Entrepreneur Sells a Year's Worth of His Fart Sounds on the NFT Market
Source - A Brooklyn-based film director is simultaneously mocking and attempting to profit off the cryptocurrency craze for non-fungible tokens (NFTs) by selling a year’s worth of fart audio clips recorded in quarantine.
“If people are selling digital art and GIFs, why not sell farts?” Alex Ramírez-Mallis, 36, told The Post of his dank addition to the blockchain-based NFT market.
His NFT, “One Calendar Year of Recorded Farts,” began incubating in March 2020 when, at the beginning of the global coronavirus lockdown, Ramírez-Mallis and four of his friends began sharing recordings of their farts to a group chat on WhatsApp. ...
Ramírez-Mallis and his fellow farters compiled the recordings into a 52-minute “Master Collection” audio file.
Now, the top bid for the file is currently $183.
The most under appreciated thing about the last 40 or so years is that, for the first time in human history, older people do not have more knowledge than the young. Some time around the beginning of cable TV, the invention of the VCR, and the proliferaiton of cell phones, grandparents stopped dispensing their generations of oral history and imparting their decades of experience. And instead, they started asking their grandchildren how to do things. The things we rely on to make life easier have left previous generations behind. And this trend will never reverse itself.
And when it comes to cryptocurrency, that is where I've been left standing on the platform as the technology train has left the station. Bitcoins are nothing new and I still no nothing more than what my financial guy has explained to me. And as he did I gave him that same look I got from my mother when I tried to tell her the bank will give her a card she can put into a machine that will give her cash. Essentially the same look the cat gives you when you speak complete sentences to it.
And before I'm even up to speed on the last few advancements in cyber currency, now it's blockchains and NBA videos that are supposedly trading for millions and non-fungible tokens that are making savvier people with more business acumen obscenely wealthy while I'm putting my savings into money markets like a schmuck.
So why not fart sounds? It makes as much sense as anything else I've heard. There's no logical reason why gold or silver, coins or bills, stocks and bonds, rare comic books or old Honus Wagner cards have value. Other than we all have an unspoken agreement that they do. At least everyone can relate to a fart sound. If nothing else, there's entertainment value in 52-minutes worth of them. And it represents an investment of time, so the labor alone should be worth something.

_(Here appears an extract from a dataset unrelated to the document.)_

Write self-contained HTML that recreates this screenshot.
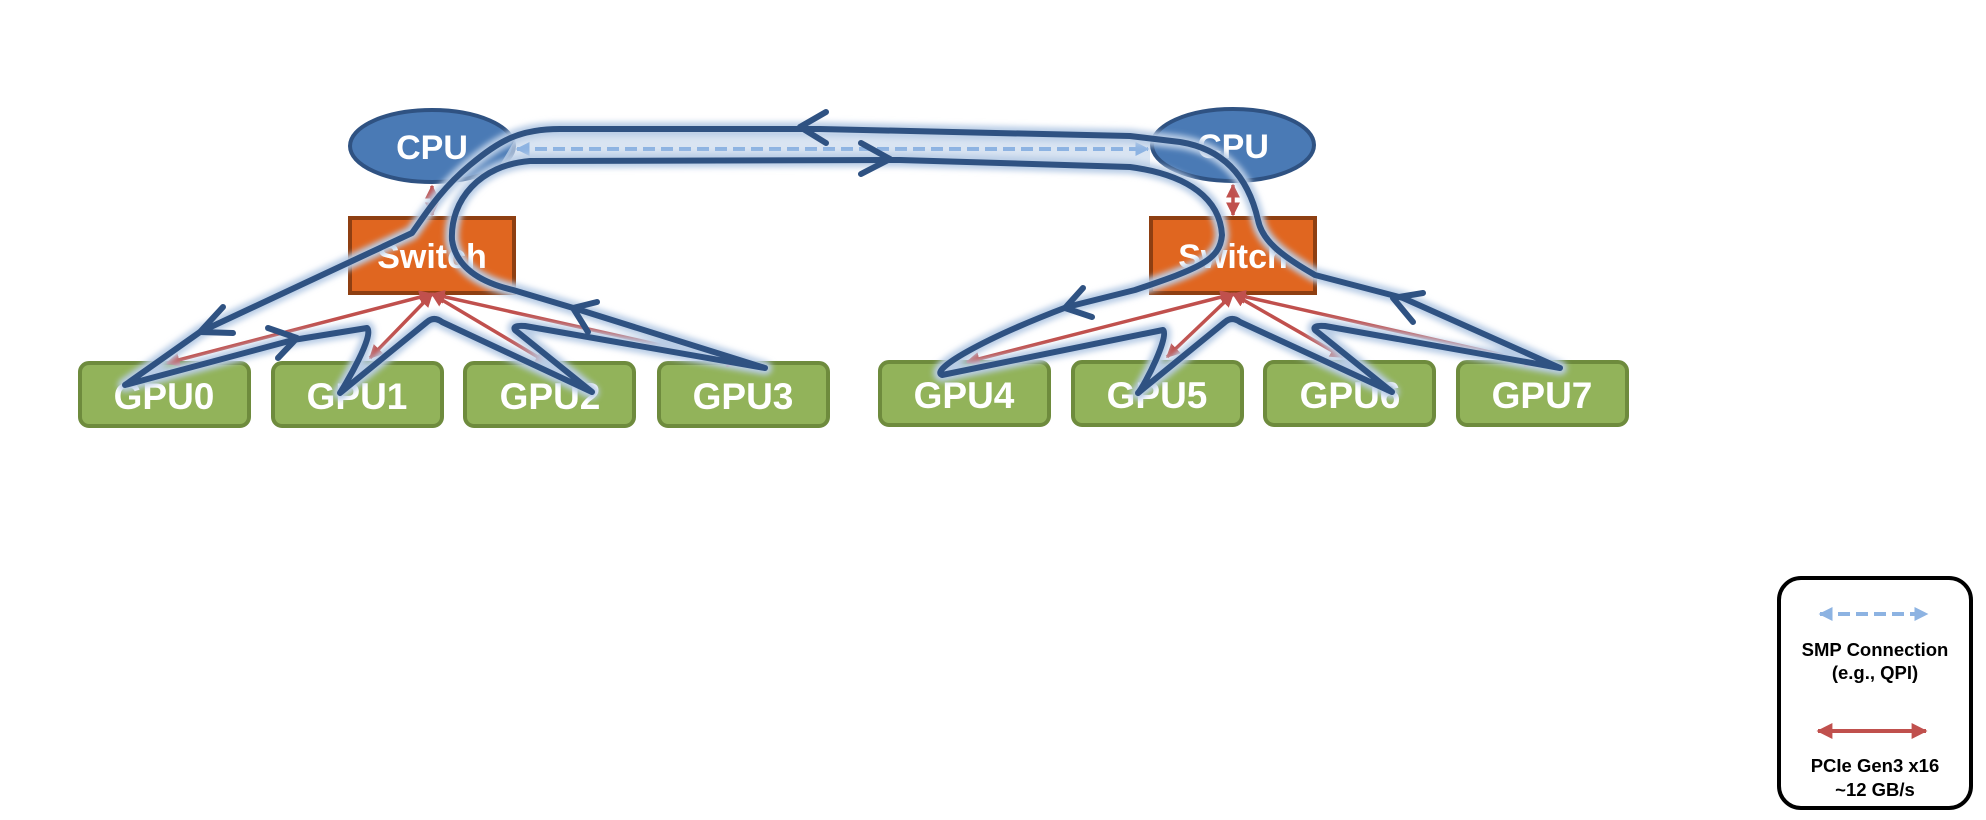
<!DOCTYPE html>
<html><head><meta charset="utf-8"><style>
html,body{margin:0;padding:0;background:#fff;}
svg{display:block;}
text{font-family:"Liberation Sans",sans-serif;font-weight:bold;}
</style></head><body>
<svg width="1986" height="820" viewBox="0 0 1986 820" xmlns="http://www.w3.org/2000/svg">
<defs>
<marker id="ra" viewBox="0 0 10 10" refX="9" refY="5" markerWidth="4" markerHeight="4" orient="auto-start-reverse" markerUnits="strokeWidth"><path d="M0 0 L10 5 L0 10 z" fill="#c0504d"/></marker>
<marker id="ba" viewBox="0 0 10 10" refX="9" refY="5" markerWidth="3.5" markerHeight="3.5" orient="auto-start-reverse" markerUnits="strokeWidth"><path d="M0 0 L10 5 L0 10 z" fill="#8db3e2"/></marker>
<filter id="glow" x="-10%" y="-10%" width="120%" height="120%"><feGaussianBlur stdDeviation="3"/></filter>
</defs>

<!-- CPUs -->
<ellipse cx="432" cy="146" rx="82" ry="36" fill="#4a7ab5" stroke="#2f5282" stroke-width="4"/>
<text x="432" y="159" font-size="34" fill="#fff" text-anchor="middle">CPU</text>
<ellipse cx="1233" cy="145" rx="81" ry="36" fill="#4a7ab5" stroke="#2f5282" stroke-width="4"/>
<text x="1233" y="158" font-size="34" fill="#fff" text-anchor="middle">CPU</text>

<!-- Switches -->
<rect x="350" y="218" width="164" height="75" fill="#e06620" stroke="#8e3f12" stroke-width="4"/>
<text x="432" y="268" font-size="34" fill="#fff" text-anchor="middle">Switch</text>
<rect x="1151" y="218" width="164" height="75" fill="#e06620" stroke="#8e3f12" stroke-width="4"/>
<text x="1233" y="268" font-size="34" fill="#fff" text-anchor="middle">Switch</text>

<!-- GPUs -->
<g fill="#92b35a" stroke="#6e8b3d" stroke-width="4">
<rect x="80" y="363" width="169" height="63" rx="9"/>
<rect x="273" y="363" width="169" height="63" rx="9"/>
<rect x="465" y="363" width="169" height="63" rx="9"/>
<rect x="659" y="363" width="169" height="63" rx="9"/>
<rect x="880" y="362" width="169" height="63" rx="9"/>
<rect x="1073" y="362" width="169" height="63" rx="9"/>
<rect x="1265" y="362" width="169" height="63" rx="9"/>
<rect x="1458" y="362" width="169" height="63" rx="9"/>
</g>
<g font-size="37" fill="#fff" text-anchor="middle">
<text x="164" y="409">GPU0</text>
<text x="357" y="409">GPU1</text>
<text x="550" y="409">GPU2</text>
<text x="743" y="409">GPU3</text>
<text x="964" y="408">GPU4</text>
<text x="1157" y="408">GPU5</text>
<text x="1350" y="408">GPU6</text>
<text x="1542" y="408">GPU7</text>
</g>

<!-- red PCIe arrows -->
<g stroke="#c0504d" stroke-width="3.5" marker-start="url(#ra)" marker-end="url(#ra)">
<line x1="432" y1="186" x2="432" y2="215"/>
<line x1="432" y1="294" x2="167" y2="363"/>
<line x1="432" y1="294" x2="370" y2="358"/>
<line x1="432" y1="294" x2="548" y2="363"/>
<line x1="432" y1="294" x2="740" y2="363"/>
<line x1="1233" y1="185" x2="1233" y2="215"/>
<line x1="1233" y1="294" x2="967" y2="362"/>
<line x1="1233" y1="294" x2="1167" y2="357"/>
<line x1="1233" y1="294" x2="1343" y2="357"/>
<line x1="1233" y1="294" x2="1538" y2="363"/>
</g>

<!-- band between lines -->
<path d="M520 131 L1150 137 L1150 166 L530 161 L500 165 Z" fill="#c9d8ec" opacity="0.7"/>

<!-- SMP dashed -->
<line x1="517" y1="149" x2="1148" y2="149" stroke="#8db3e2" stroke-width="4" stroke-dasharray="12 6" marker-start="url(#ba)" marker-end="url(#ba)"/>

<!-- dark blue route -->
<g fill="none" stroke-linejoin="round" stroke-linecap="round">
<path d="M560 129 C520 129 500 140 470 165 C440 190 425 215 412 233 L200 332 L125 385 L293 340 L367 328 C375 335 345 385 340 393 L427 322 Q434 316 442 322 L592 392 L515 330 Q512 325 525 326 L765 368 L580 310 L513 290 C470 280 455 260 452 240 C450 200 480 165 530 161 L900 160 L1130 167 C1190 175 1220 200 1222 235 C1220 260 1200 268 1135 290 L1067 307 C980 340 930 370 942 375 L1163 330 C1170 335 1145 385 1138 393 L1225 322 Q1232 316 1240 322 L1392 392 L1315 330 Q1312 325 1325 326 L1560 368 L1403 298 L1315 275 C1280 255 1262 240 1258 220 C1250 185 1230 150 1180 142 L1130 136 L820 129 Z" stroke="#b9cde6" stroke-width="14" filter="url(#glow)"/>
<path d="M560 129 C520 129 500 140 470 165 C440 190 425 215 412 233 L200 332 L125 385 L293 340 L367 328 C375 335 345 385 340 393 L427 322 Q434 316 442 322 L592 392 L515 330 Q512 325 525 326 L765 368 L580 310 L513 290 C470 280 455 260 452 240 C450 200 480 165 530 161 L900 160 L1130 167 C1190 175 1220 200 1222 235 C1220 260 1200 268 1135 290 L1067 307 C980 340 930 370 942 375 L1163 330 C1170 335 1145 385 1138 393 L1225 322 Q1232 316 1240 322 L1392 392 L1315 330 Q1312 325 1325 326 L1560 368 L1403 298 L1315 275 C1280 255 1262 240 1258 220 C1250 185 1230 150 1180 142 L1130 136 L820 129 Z" stroke="#2f5282" stroke-width="6"/>
<g stroke="#2f5282" stroke-width="6">
<path d="M223 307 L200 332 L233 333"/>
<path d="M268 328 L297 338 L278 358"/>
<path d="M597 302 L573 308 L588 332"/>
<path d="M1083 288 L1065 308 L1092 317"/>
<path d="M1423 293 L1393 298 L1413 322"/>
<path d="M826 112 L800 127 L826 143"/>
<path d="M861 143 L890 159 L861 174"/>
</g>
</g>

<!-- legend -->
<rect x="1779" y="578" width="192" height="230" rx="22" fill="#fff" stroke="#000" stroke-width="4"/>
<line x1="1820" y1="614" x2="1927" y2="614" stroke="#8db3e2" stroke-width="4" stroke-dasharray="12 6" marker-start="url(#ba)" marker-end="url(#ba)"/>
<g font-size="18.5" fill="#000" text-anchor="middle">
<text x="1875" y="656">SMP Connection</text>
<text x="1875" y="679">(e.g., QPI)</text>
<text x="1875" y="772">PCIe Gen3 x16</text>
<text x="1875" y="796">~12 GB/s</text>
</g>
<line x1="1818" y1="731" x2="1926" y2="731" stroke="#c0504d" stroke-width="4" marker-start="url(#ra)" marker-end="url(#ra)"/>
</svg>
</body></html>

So good for Alex Ramirez-Mallis and his crew of fart artists. Fartists. As a man of the arts, I'm sure he's seen some painting of a red square or a scribble by a little kid sell for tens of thousands of dollars. And $183 for a mix tape of his ass gas is no less crazy than that.
But let's all acknowledge at the same time that the idea was stolen from the gang at the farm stand on "Letterkenny." These are the true geniuses who are way ahead of their time.